Why are you saving $3,000/month for retirement?  So I can retire by <insert age here>.  

Why are you investing in a 70% stock, 30% bond portfolio?  Because based on my comfort level with investment risk and the amount I am saving, that gives me the best odds of achieving my goal with the least amount of risk possible.  

Once you have your strategy in place, you know it won’t be perfect, but it’s important to stick with it in order to realize all of the potential benefits.  If your 70/30 portfolio goes down 10% in a month, that doesn’t mean it’s a bad portfolio and needs to be discarded.  The Packers aren’t going to bench Aaron Rodgers after he throws an interception.  It happens.   Get over it.  Move on.  

Even though we need to stick with our overall strategy in order to realize all of the benefits, we still need to review it periodically to make sure we are still on track and update it if needed.  

Remember, the strategy isn’t going to be perfect.  Maybe your goals change.  Maybe some of those variables you based your financial strategy around are different than you originally assumed.  

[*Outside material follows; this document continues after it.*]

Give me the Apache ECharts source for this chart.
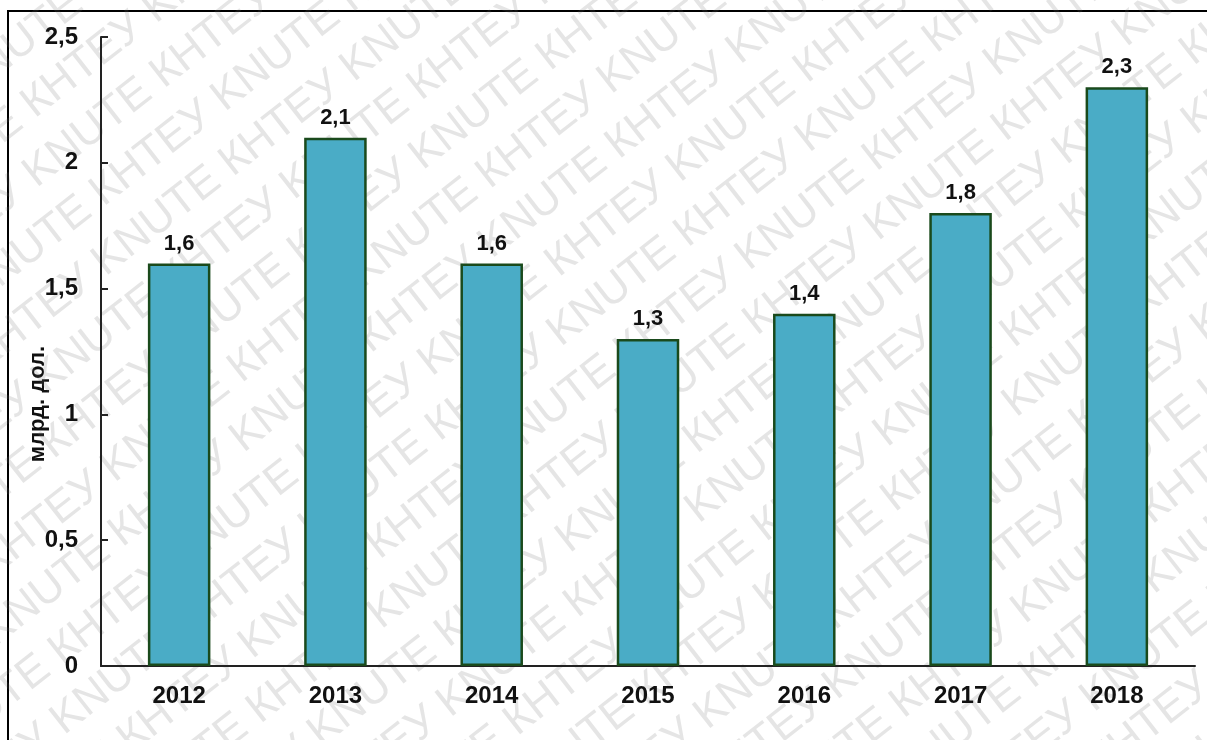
<!DOCTYPE html>
<html>
<head>
<meta charset="utf-8">
<title>млрд. дол., 2012–2018</title>
<script src="https://cdn.jsdelivr.net/npm/echarts@6/dist/echarts.min.js"></script>
<style>
  html, body { margin: 0; padding: 0; background: #fff; }
  #chart { width: 1207px; height: 740px; }
</style>
</head>
<body>
<div id="chart"></div>
<script>
// Chart data
const years = ['2012', '2013', '2014', '2015', '2016', '2017', '2018'];
const values = [1.6, 2.1, 1.6, 1.3, 1.4, 1.8, 2.3];
const axisName = 'млрд. дол.';
const watermarkWords = ['KNUTE', 'КНТЕУ'];

const FONT = '"Liberation Sans", Arial, sans-serif';
const comma = v => String(v).replace('.', ',');

// Diagonal repeated watermark lines
const wmText = Array(12).fill(watermarkWords.join(' ')).join(' ');
const wmLines = [];
for (let i = -18; i <= 18; i++) {
  wmLines.push({
    type: 'text',
    x: -1400 + (i % 2 ? 120 : 0),
    y: i * 56,
    silent: true,
    style: {
      text: wmText,
      font: '44px ' + FONT,
      fill: 'rgba(110,110,110,0.18)',
      verticalAlign: 'middle'
    }
  });
}

const chart = echarts.init(document.getElementById('chart'), null, { renderer: 'canvas' });
chart.setOption({
  backgroundColor: '#fff',
  animation: false,
  grid: { left: 101, right: 12, top: 37, bottom: 74, containLabel: false },
  xAxis: {
    type: 'category',
    data: years,
    axisLine: { show: true, lineStyle: { color: '#222', width: 2 } },
    axisTick: { show: false },
    axisLabel: {
      margin: 18,
      color: '#111',
      fontFamily: FONT,
      fontWeight: 'bold',
      fontSize: 24
    }
  },
  yAxis: {
    type: 'value',
    min: 0,
    max: 2.5,
    interval: 0.5,
    splitLine: { show: false },
    axisLine: { show: true, lineStyle: { color: '#222', width: 2 } },
    axisTick: { show: true, inside: true, length: 7, lineStyle: { color: '#222', width: 2 } },
    axisLabel: {
      margin: 23,
      color: '#111',
      fontFamily: FONT,
      fontWeight: 'bold',
      fontSize: 24,
      formatter: v => comma(v)
    }
  },
  series: [{
    type: 'bar',
    data: values,
    barWidth: '40%',
    itemStyle: {
      color: '#4AACC6',
      borderColor: '#1A4A1C',
      borderWidth: 2.5
    },
    label: {
      show: true,
      position: 'top',
      distance: 9,
      color: '#111',
      fontFamily: FONT,
      fontWeight: 'bold',
      fontSize: 22,
      formatter: p => comma(p.value)
    }
  }],
  graphic: [
    {
      type: 'rect',
      silent: true,
      z: -10,
      shape: { x: 8, y: 11, width: 1400, height: 1000 },
      style: { fill: 'none', stroke: '#000', lineWidth: 2 }
    },
    {
      type: 'text',
      x: 38,
      y: 404,
      rotation: Math.PI / 2,
      silent: true,
      style: {
        text: axisName,
        font: 'bold 22px ' + FONT,
        fill: '#111',
        align: 'center',
        verticalAlign: 'middle'
      }
    },
    {
      type: 'group',
      x: 603,
      y: 370,
      rotation: 38 * Math.PI / 180,
      z: 100,
      silent: true,
      children: wmLines
    }
  ]
});
</script>
</body>
</html>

Maybe in the middle part of your career, the investment returns you realized are greater than you anticipated, and you can afford to make your portfolio a little more conservative.   Maybe you earned more income than you expected and were able to save up more than you originally planned.   Expenses could be greater than you thought, and you might have to shift the timeline for some of your goals.  

Again, it’s impossible to predict every variable with accuracy, so it’s still imperative to review and revise along the way.  Review & revise is different than complete overhaul the moment adversity strikes.  The point is, there is a difference between making some adjustments at halftime and benching your future hall-of-fame quarterback because he had a few bad plays.  

If you were confident last month that you had a good strategy for achieving your financial goals, odds are it is still a good strategy this month.  And it will likely still will be a good strategy next month.  

Stick with it.  It’s not going to work out perfectly.  Make some minor adjustments along the way if necessary.  And enjoy this ride called life.